Set out every line bearing the string "this".

** Given records **

· · · · · · ·

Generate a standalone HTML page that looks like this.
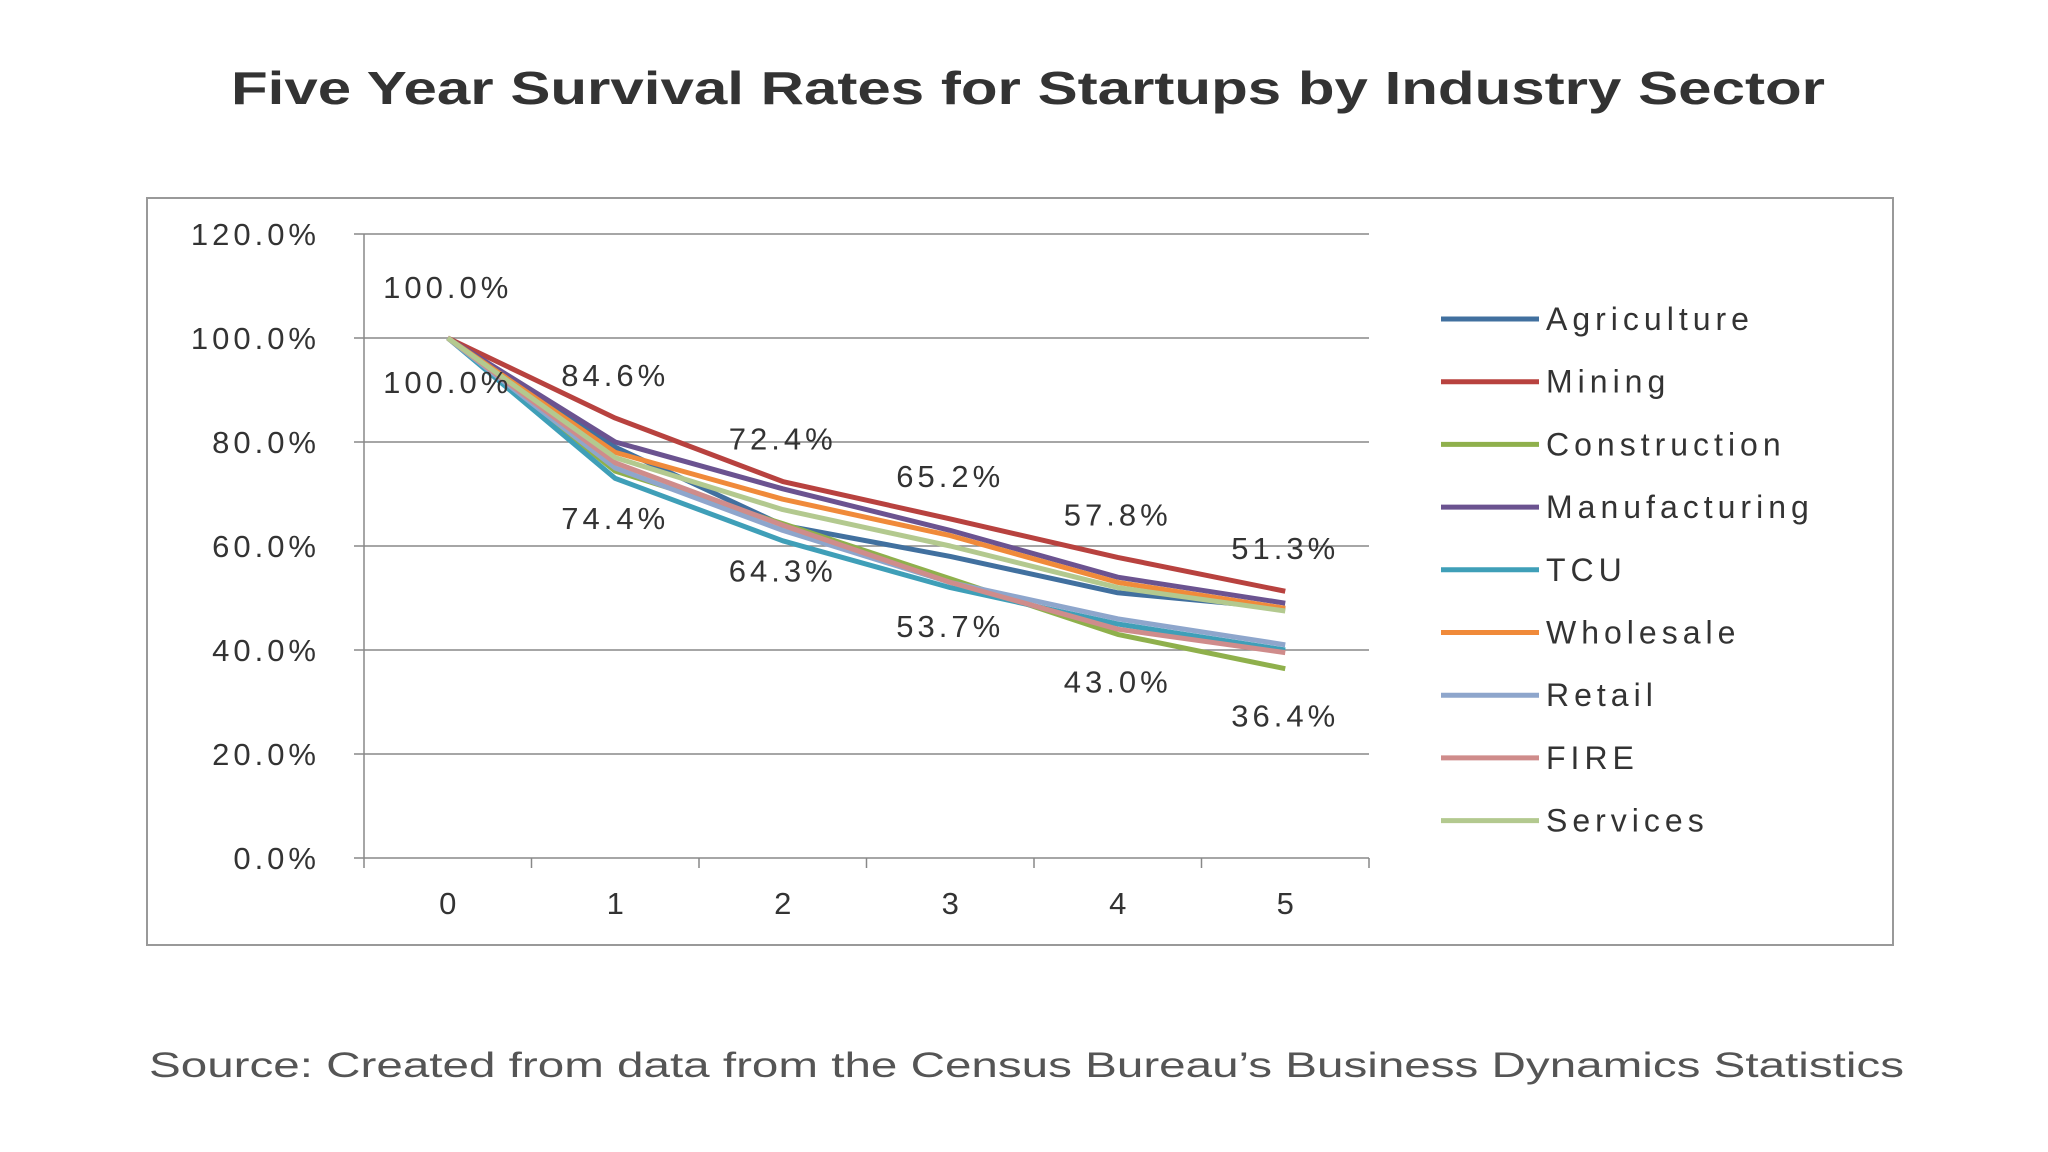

· · · · · · ·

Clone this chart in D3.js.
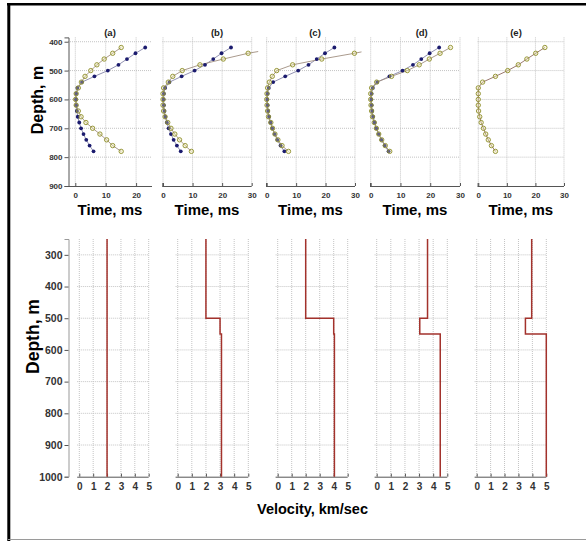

· · · · · · ·

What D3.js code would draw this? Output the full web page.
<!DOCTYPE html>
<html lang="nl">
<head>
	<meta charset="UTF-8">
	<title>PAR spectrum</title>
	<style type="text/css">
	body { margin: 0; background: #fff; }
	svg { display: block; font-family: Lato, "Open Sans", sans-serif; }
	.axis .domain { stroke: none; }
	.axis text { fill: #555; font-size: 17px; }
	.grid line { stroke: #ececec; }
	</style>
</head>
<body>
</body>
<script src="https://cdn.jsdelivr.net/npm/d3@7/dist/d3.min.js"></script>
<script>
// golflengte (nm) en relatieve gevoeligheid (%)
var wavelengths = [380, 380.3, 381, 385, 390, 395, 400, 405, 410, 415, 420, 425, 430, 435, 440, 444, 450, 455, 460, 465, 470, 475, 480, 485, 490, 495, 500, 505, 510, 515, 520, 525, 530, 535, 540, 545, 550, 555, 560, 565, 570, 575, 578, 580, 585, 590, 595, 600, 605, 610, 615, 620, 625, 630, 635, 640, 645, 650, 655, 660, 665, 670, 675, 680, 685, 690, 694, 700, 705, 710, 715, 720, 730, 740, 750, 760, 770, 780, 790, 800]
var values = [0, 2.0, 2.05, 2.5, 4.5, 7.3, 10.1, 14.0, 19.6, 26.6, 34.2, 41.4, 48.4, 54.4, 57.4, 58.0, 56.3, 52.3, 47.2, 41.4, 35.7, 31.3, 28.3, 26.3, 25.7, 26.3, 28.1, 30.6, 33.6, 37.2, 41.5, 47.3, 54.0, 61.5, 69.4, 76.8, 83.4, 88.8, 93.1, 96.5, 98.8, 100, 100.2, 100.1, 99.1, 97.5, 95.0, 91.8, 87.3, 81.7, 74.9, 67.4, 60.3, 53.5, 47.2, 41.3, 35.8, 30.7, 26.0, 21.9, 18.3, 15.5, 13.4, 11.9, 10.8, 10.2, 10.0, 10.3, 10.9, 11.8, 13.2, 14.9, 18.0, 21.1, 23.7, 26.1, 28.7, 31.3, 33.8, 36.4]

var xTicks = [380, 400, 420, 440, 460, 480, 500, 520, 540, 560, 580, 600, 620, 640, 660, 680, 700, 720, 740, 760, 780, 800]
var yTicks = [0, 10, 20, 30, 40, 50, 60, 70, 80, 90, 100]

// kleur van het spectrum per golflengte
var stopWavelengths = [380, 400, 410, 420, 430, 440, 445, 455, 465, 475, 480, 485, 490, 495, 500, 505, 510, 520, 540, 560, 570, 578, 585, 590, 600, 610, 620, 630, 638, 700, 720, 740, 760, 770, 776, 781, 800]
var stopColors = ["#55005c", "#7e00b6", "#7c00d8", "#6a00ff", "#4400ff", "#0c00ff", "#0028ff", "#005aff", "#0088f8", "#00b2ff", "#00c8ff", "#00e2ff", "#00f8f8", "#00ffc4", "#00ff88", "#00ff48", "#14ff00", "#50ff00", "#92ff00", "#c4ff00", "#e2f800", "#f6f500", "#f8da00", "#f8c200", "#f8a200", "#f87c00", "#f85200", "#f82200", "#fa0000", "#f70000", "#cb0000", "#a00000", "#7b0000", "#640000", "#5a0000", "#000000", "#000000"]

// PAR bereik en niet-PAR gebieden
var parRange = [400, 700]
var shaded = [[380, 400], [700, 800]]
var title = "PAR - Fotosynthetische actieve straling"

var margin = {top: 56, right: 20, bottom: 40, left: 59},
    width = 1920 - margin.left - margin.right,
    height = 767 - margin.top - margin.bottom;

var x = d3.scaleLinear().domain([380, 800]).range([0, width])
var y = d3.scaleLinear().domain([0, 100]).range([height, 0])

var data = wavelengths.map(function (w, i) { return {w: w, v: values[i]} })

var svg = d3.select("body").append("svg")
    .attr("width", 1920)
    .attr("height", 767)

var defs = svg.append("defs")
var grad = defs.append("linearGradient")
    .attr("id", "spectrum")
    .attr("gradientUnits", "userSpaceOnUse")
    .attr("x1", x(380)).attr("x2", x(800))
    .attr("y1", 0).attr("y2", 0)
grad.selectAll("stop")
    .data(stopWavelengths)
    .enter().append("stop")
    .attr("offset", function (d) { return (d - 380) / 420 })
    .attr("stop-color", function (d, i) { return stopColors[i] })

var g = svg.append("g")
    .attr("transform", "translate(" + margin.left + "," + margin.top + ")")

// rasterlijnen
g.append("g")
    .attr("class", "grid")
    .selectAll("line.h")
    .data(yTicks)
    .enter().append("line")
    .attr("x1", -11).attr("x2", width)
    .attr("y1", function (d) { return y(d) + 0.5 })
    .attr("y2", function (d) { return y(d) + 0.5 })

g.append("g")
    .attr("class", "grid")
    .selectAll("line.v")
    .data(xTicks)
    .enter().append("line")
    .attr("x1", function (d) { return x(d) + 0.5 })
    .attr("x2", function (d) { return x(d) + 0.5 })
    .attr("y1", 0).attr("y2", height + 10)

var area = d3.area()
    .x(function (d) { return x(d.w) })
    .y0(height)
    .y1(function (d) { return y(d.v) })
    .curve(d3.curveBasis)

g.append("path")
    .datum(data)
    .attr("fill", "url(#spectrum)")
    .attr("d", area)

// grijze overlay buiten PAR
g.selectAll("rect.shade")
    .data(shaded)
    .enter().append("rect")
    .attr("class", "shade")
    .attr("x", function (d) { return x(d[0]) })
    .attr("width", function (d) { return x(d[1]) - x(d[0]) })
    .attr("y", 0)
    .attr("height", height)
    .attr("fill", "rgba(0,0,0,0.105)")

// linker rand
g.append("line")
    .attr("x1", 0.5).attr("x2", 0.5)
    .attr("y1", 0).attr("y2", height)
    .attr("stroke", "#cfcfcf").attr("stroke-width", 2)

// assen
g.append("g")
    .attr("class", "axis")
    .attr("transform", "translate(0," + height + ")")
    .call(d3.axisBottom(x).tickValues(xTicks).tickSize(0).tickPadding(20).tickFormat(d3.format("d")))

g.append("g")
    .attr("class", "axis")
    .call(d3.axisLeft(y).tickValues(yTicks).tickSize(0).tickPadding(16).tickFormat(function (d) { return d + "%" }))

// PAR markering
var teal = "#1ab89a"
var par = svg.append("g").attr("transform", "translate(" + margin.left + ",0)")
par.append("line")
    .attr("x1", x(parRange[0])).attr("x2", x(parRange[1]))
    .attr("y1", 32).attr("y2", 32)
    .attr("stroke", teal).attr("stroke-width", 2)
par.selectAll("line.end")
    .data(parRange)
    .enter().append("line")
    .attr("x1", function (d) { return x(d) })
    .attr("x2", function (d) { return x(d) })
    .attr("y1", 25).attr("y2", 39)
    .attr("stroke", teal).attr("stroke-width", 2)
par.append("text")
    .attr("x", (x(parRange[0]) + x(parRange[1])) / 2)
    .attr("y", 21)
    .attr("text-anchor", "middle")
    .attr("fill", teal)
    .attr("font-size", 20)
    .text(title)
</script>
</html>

· · · · · · ·

** Reply to the task **
Generate a standalone HTML page that looks like this.
Clone this chart in D3.js.
What D3.js code would draw this? Output the full web page.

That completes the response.